The touchstones for restoring fairness, common sense, and democracy were personnel appointments, including forming a government. However, the results were unsatisfactory. A series of minister candidates were denied, causing much criticism of failed personnel appointments. The administration was also criticized for building a 'republic of prosecutors' as those who were once prosecutors were appointed to key positions in the presidential office and ministries. Whenever he was criticized for his failed personnel appointments, President Yoon urged people to compare his results with the previous administration's. However, the faults of the previous administration cannot be an excuse to justify the mistakes of the current administration. Making bold corrections to faulty practices and policies, rather than blaming others, will better fit the leadership model based on fairness and common sense suggested by the president.
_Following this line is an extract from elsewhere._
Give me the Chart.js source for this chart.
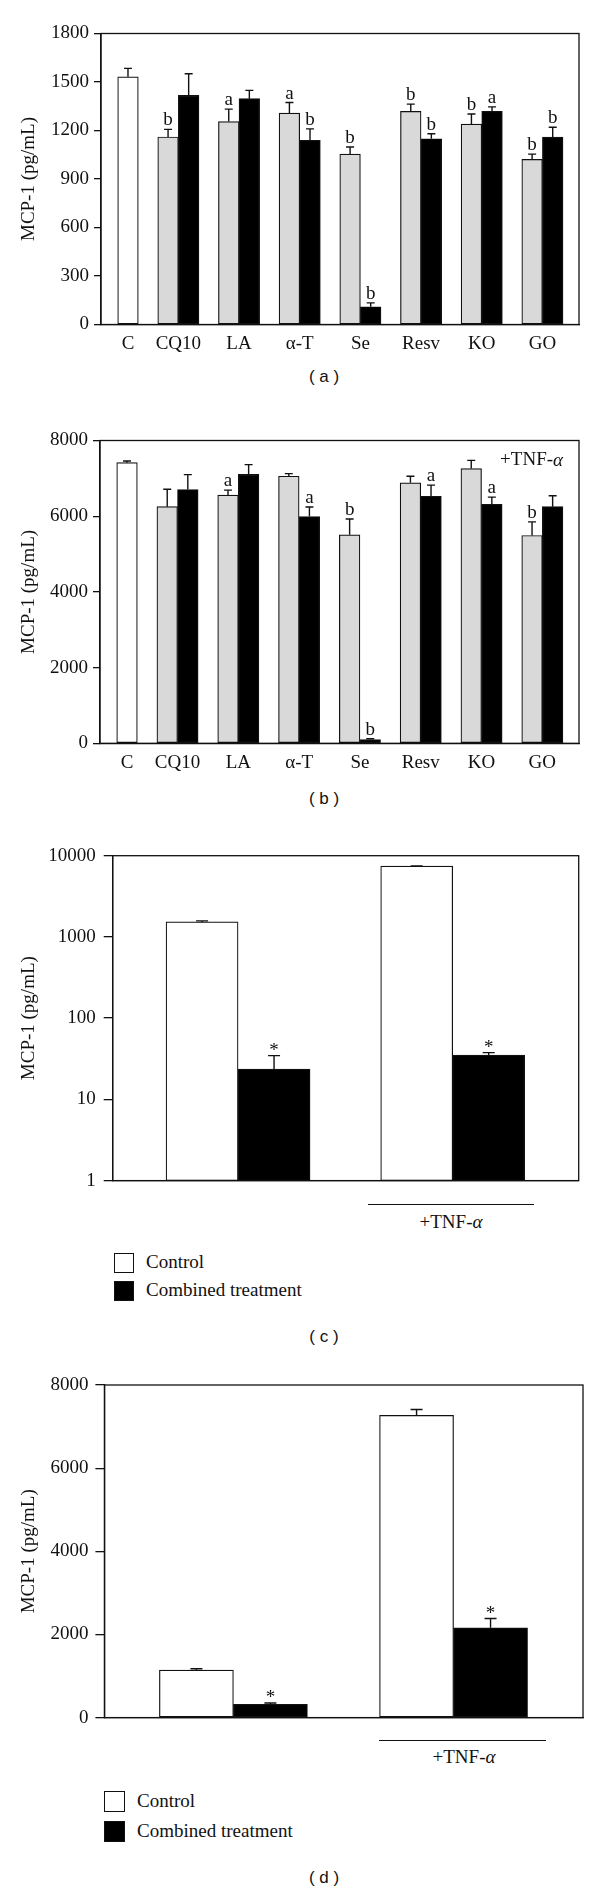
<!DOCTYPE html>
<html>
<head>
<meta charset="utf-8">
<script src="https://cdn.jsdelivr.net/npm/chart.js@4.4.1/dist/chart.umd.min.js"></script>
<style>
  body { margin: 0; background: #fff; }
  #page { position: relative; width: 600px; height: 1889px; background: #fff; color: #111; font-family: 'Liberation Serif', 'Times New Roman', serif; overflow: hidden; }
  canvas { position: absolute; left: 0; }
  .caption { position: absolute; width: 80px; margin-left: -40px; height: 20px; line-height: 20px; text-align: center; font-family: 'Liberation Sans', Arial, sans-serif; font-size: 17px; }
  .box { position: absolute; box-sizing: border-box; border: 1.3px solid #111; background: #fff; }
  .box.dark { background: #000; }
  .txt { position: absolute; font-size: 19px; height: 22px; line-height: 22px; white-space: nowrap; }
  .rule { position: absolute; height: 0; border-top: 1.3px solid #111; }
  .center { width: 200px; margin-left: -100px; text-align: center; }
</style>
</head>
<body>
<div id="page">
  <canvas id="chartA" width="600" height="360" style="top:0px"></canvas>
  <div class="caption" style="left:324px; top:367px">( a )</div>

  <canvas id="chartB" width="600" height="380" style="top:400px"></canvas>
  <div class="caption" style="left:324px; top:789px">( b )</div>

  <canvas id="chartC" width="600" height="380" style="top:820px"></canvas>
  <div class="rule" style="left:368px; width:166px; top:1204px"></div>
  <div class="txt center" style="left:451px; top:1211px">+TNF-<i>α</i></div>
  <div class="box" style="left:114px; top:1253px; width:20px; height:20px"></div>
  <div class="txt" style="left:146px; top:1251px">Control</div>
  <div class="box dark" style="left:114px; top:1281px; width:20px; height:20px"></div>
  <div class="txt" style="left:146px; top:1279px">Combined treatment</div>
  <div class="caption" style="left:324px; top:1327px">( c )</div>

  <canvas id="chartD" width="600" height="386" style="top:1350px"></canvas>
  <div class="rule" style="left:379px; width:167px; top:1740px"></div>
  <div class="txt center" style="left:464px; top:1746px">+TNF-<i>α</i></div>
  <div class="box" style="left:104px; top:1791px; width:21px; height:21px"></div>
  <div class="txt" style="left:137px; top:1790px">Control</div>
  <div class="box dark" style="left:104px; top:1821px; width:21px; height:21px"></div>
  <div class="txt" style="left:137px; top:1820px">Combined treatment</div>
  <div class="caption" style="left:324px; top:1868px">( d )</div>
</div>

<script>
const serif = "'Liberation Serif', 'Times New Roman', serif";

const categories = ['C', 'CQ10', 'LA', 'α-T', 'Se', 'Resv', 'KO', 'GO'];

const yTicksA = [0, 300, 600, 900, 1200, 1500, 1800];
const yTicksB = [0, 2000, 4000, 6000, 8000];
const yTicksC = [1, 10, 100, 1000, 10000];
const yTicksD = [0, 2000, 4000, 6000, 8000];

// (a) no TNF: gray = left bar, dark = right bar (C control is the white one)
const grayA = [null, 1160, 1255, 1308, 1054, 1318, 1239, 1021];
const grayErrA = [null, 47, 77, 65, 44, 45, 63, 33];
const grayMarkA = ['', 'b', 'a', 'a', 'b', 'b', 'b', 'b'];
const darkA = [1532, 1418, 1397, 1139, 110, 1149, 1318, 1159];
const darkErrA = [52, 133, 51, 71, 24, 31, 28, 61];
const darkMarkA = ['', '', '', 'b', 'b', 'b', 'a', 'b'];

// (b) +TNF-alpha
const grayB = [null, 6251, 6557, 7056, 5508, 6881, 7257, 5490];
const grayErrB = [null, 463, 132, 70, 420, 175, 218, 359];
const grayMarkB = ['', '', 'a', '', 'b', '', '', 'b'];
const darkB = [7414, 6706, 7108, 5989, 100, 6522, 6313, 6251];
const darkErrB = [44, 393, 254, 254, 20, 298, 192, 289];
const darkMarkB = ['', '', '', 'a', 'b', 'a', 'a', ''];

// (c) log scale, control vs combined treatment
const controlC = [1530, 7430];
const controlErrC = [45, 70];
const combinedC = [23.6, 35.1];
const combinedErrC = [11, 2.5];
const combinedMarkC = ['*', '*'];

// (d) linear scale
const controlD = [1144, 7269];
const controlErrD = [32, 143];
const combinedD = [318, 2161];
const combinedErrD = [32, 222];
const combinedMarkD = ['*', '*'];

const toPoints = arr => arr.map((v, i) => ({ x: i, y: v }));

const frame = {
  id: 'frame',
  afterDraw(chart) {
    const { ctx, chartArea: a } = chart;
    ctx.save();
    ctx.strokeStyle = '#111';
    ctx.lineWidth = 1.3;
    ctx.strokeRect(a.left, a.top, a.right - a.left, a.bottom - a.top);
    ctx.restore();
  }
};

const errorBars = {
  id: 'errorBars',
  afterDatasetsDraw(chart, args, opts) {
    const { ctx } = chart;
    const y = chart.scales.y;
    ctx.save();
    ctx.strokeStyle = '#111';
    ctx.fillStyle = '#111';
    ctx.lineWidth = 1.4;
    ctx.textAlign = 'center';
    ctx.textBaseline = 'alphabetic';
    ctx.font = opts.markSize + 'px ' + serif;
    chart.data.datasets.forEach((ds, di) => {
      const meta = chart.getDatasetMeta(di);
      meta.data.forEach((bar, i) => {
        const v = ds.data[i].y;
        if (v == null) return;
        const err = ds.errors ? ds.errors[i] : 0;
        const top = err ? y.getPixelForValue(v + err) : bar.y;
        if (err) {
          ctx.beginPath();
          ctx.moveTo(bar.x, bar.y);
          ctx.lineTo(bar.x, top);
          ctx.moveTo(bar.x - opts.cap / 2, top);
          ctx.lineTo(bar.x + opts.cap / 2, top);
          ctx.stroke();
        }
        const m = ds.marks ? ds.marks[i] : '';
        if (m) {
          const gap = m === '*' ? 0 : 4;
          ctx.fillText(m, bar.x, top - gap);
        }
      });
    });
    ctx.restore();
  }
};

const cornerText = {
  id: 'cornerText',
  afterDraw(chart, args, opts) {
    if (!opts.show) return;
    const { ctx, chartArea: a } = chart;
    ctx.save();
    ctx.fillStyle = '#111';
    ctx.textBaseline = 'middle';
    ctx.textAlign = 'left';
    ctx.font = '19px ' + serif;
    const w1 = ctx.measureText('+TNF-').width;
    ctx.font = 'italic 19px ' + serif;
    const w2 = ctx.measureText('α').width;
    const x0 = a.right - 16 - w1 - w2;
    const yy = a.top + 20;
    ctx.font = '19px ' + serif;
    ctx.fillText('+TNF-', x0, yy);
    ctx.font = 'italic 19px ' + serif;
    ctx.fillText('α', x0 + w1, yy);
    ctx.restore();
  }
};

function barSet(values, errors, marks, color, thickness) {
  return {
    data: toPoints(values),
    errors: errors,
    marks: marks,
    backgroundColor: color,
    borderColor: '#111',
    borderWidth: 1.2,
    borderSkipped: false,
    barThickness: thickness
  };
}

function makeChart(id, p) {
  const yScale = {
    type: p.log ? 'logarithmic' : 'linear',
    min: p.yTicks[0],
    max: p.yTicks[p.yTicks.length - 1],
    afterBuildTicks: s => { s.ticks = p.yTicks.map(v => ({ value: v })); },
    afterFit: s => { s.width = p.left; },
    grid: { drawOnChartArea: false, drawTicks: true, tickLength: p.tickLen, color: '#111', lineWidth: 1.3 },
    border: { display: true, color: '#111', width: 1.3 },
    ticks: { color: '#111', padding: p.tickPad, font: { family: serif, size: 19 }, callback: v => String(v) },
    title: { display: true, text: 'MCP-1 (pg/mL)', color: '#111', font: { family: serif, size: 19 }, padding: { top: 18, bottom: 0 } }
  };
  const xScale = {
    type: 'linear',
    min: p.xMin,
    max: p.xMax,
    offset: false,
    afterFit: s => { s.height = p.xHeight; },
    grid: { display: false, drawTicks: false, tickLength: 0 },
    border: { display: true, color: '#111', width: 1.3 },
    ticks: {
      display: !!p.labels,
      autoSkip: false,
      maxRotation: 0,
      padding: 8,
      color: '#111',
      font: { family: serif, size: 19 },
      callback: (v, idx) => p.labels ? p.labels[idx] : ''
    }
  };
  if (p.labels) {
    // the control bar sits alone on the right half of its slot, so its label follows the bar
    xScale.afterBuildTicks = s => {
      s.ticks = p.labels.map((c, i) => ({ value: i === 0 ? p.firstShift : i }));
    };
  }
  return new Chart(document.getElementById(id), {
    type: 'bar',
    data: { datasets: p.datasets },
    options: {
      responsive: false,
      animation: false,
      devicePixelRatio: 1,
      layout: { padding: { left: 0, top: p.top, right: p.right, bottom: 0 } },
      plugins: {
        legend: { display: false },
        tooltip: { enabled: false },
        errorBars: { cap: p.cap, markSize: p.markSize },
        cornerText: { show: !!p.corner }
      },
      scales: { x: xScale, y: yScale }
    },
    plugins: [frame, errorBars, cornerText]
  });
}

const whiteFirst = arr => arr.map((v, i) => i === 0 ? '#ffffff' : '#000000');

makeChart('chartA', {
  top: 33.5, right: 21, left: 101, xHeight: 35.5,
  xMin: -0.275, xMax: 7.603, labels: categories, firstShift: 0.17,
  yTicks: yTicksA, tickLen: 7, tickPad: 5, cap: 8, markSize: 19,
  datasets: [
    barSet(grayA, grayErrA, grayMarkA, '#d9d9d9', 20.6),
    barSet(darkA, darkErrA, darkMarkA, whiteFirst(darkA), 20.6)
  ]
});

makeChart('chartB', {
  top: 40.5, right: 21, left: 100, xHeight: 36.7,
  xMin: -0.275, xMax: 7.603, labels: categories, firstShift: 0.17, corner: true,
  yTicks: yTicksB, tickLen: 7, tickPad: 5, cap: 8, markSize: 19,
  datasets: [
    barSet(grayB, grayErrB, grayMarkB, '#d9d9d9', 20.6),
    barSet(darkB, darkErrB, darkMarkB, whiteFirst(darkB), 20.6)
  ]
});

makeChart('chartC', {
  top: 35.7, right: 21.3, left: 112.7, xHeight: 11, log: true,
  xMin: -0.584, xMax: 1.587, labels: null,
  yTicks: yTicksC, tickLen: 9, tickPad: 8, cap: 12, markSize: 19,
  datasets: [
    barSet(controlC, controlErrC, ['', ''], '#ffffff', 72),
    barSet(combinedC, combinedErrC, combinedMarkC, '#000000', 72)
  ]
});

makeChart('chartD', {
  top: 35, right: 17, left: 104.4, xHeight: 10.2,
  xMin: -0.586, xMax: 1.588, labels: null,
  yTicks: yTicksD, tickLen: 9, tickPad: 7, cap: 12, markSize: 19,
  datasets: [
    barSet(controlD, controlErrD, ['', ''], '#ffffff', 74),
    barSet(combinedD, combinedErrD, combinedMarkD, '#000000', 74)
  ]
});
</script>
</body>
</html>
President Yoon said last year that he would pursue three major reforms in pensions, labor, and education, even if they are unpopular. The three major reforms reflect the desperate needs of the times but they are being conducted at a slow pace. The National Assembly’s discussions of pension reform, which was the first step of the process, had no result to show for it. While the government said it would submit a comprehensive operation plan for national pension by October, it remains to be seen. While labor reform was initiated by taking strong actions against labor unions’ illegal activities in construction sites and requesting labor unions to release their accounting data, a related system reform, such as making working hours more flexible, has not made any progress as it is stuck in the frame of 65 hours per week. Education reform is yet to take the first step.

Three major reforms are not going to be completed simply with the president’s statement that they are decisions for future generations. They are sensitive and difficult tasks that require the coordination of highly conflicting interests among different regions and generations. There cannot be a single step forward without consent from people and stakeholders. The Yoon administration should make proactive efforts to broaden people’s social consensus and obtain stakeholders’ consent for the reform initiatives.

With his second year in the office coming up, South Korea’s economic situations are still challenging. Due to continued hegemonic competition between the U.S. and China and inflation caused by the Ukraine war, people’s livelihoods are still struggling. Some say that the country may not even achieve one percent growth this year as it has experienced trade deficits for 14 consecutive months due to sluggish export of semiconductors to China. A hard-line confrontation between the ruling and opposition parties before the general elections for National Assembly members next year will hinder the company’s economic recovery.

The Yoon administration should return to the basics of being responsible for state affairs and completely overhaul its current style of handling state affairs. Through a cabinet reshuffle being prepared to mark the administration’s one year in office, personnel reform should be performed to give hope to the public. It should also focus more on communication and governance to ask for understanding not only from the public but also from the opposition party. The administration should keep a tight rein on its state affairs and personnel reform to properly drive three major reforms which have been slow to make progress.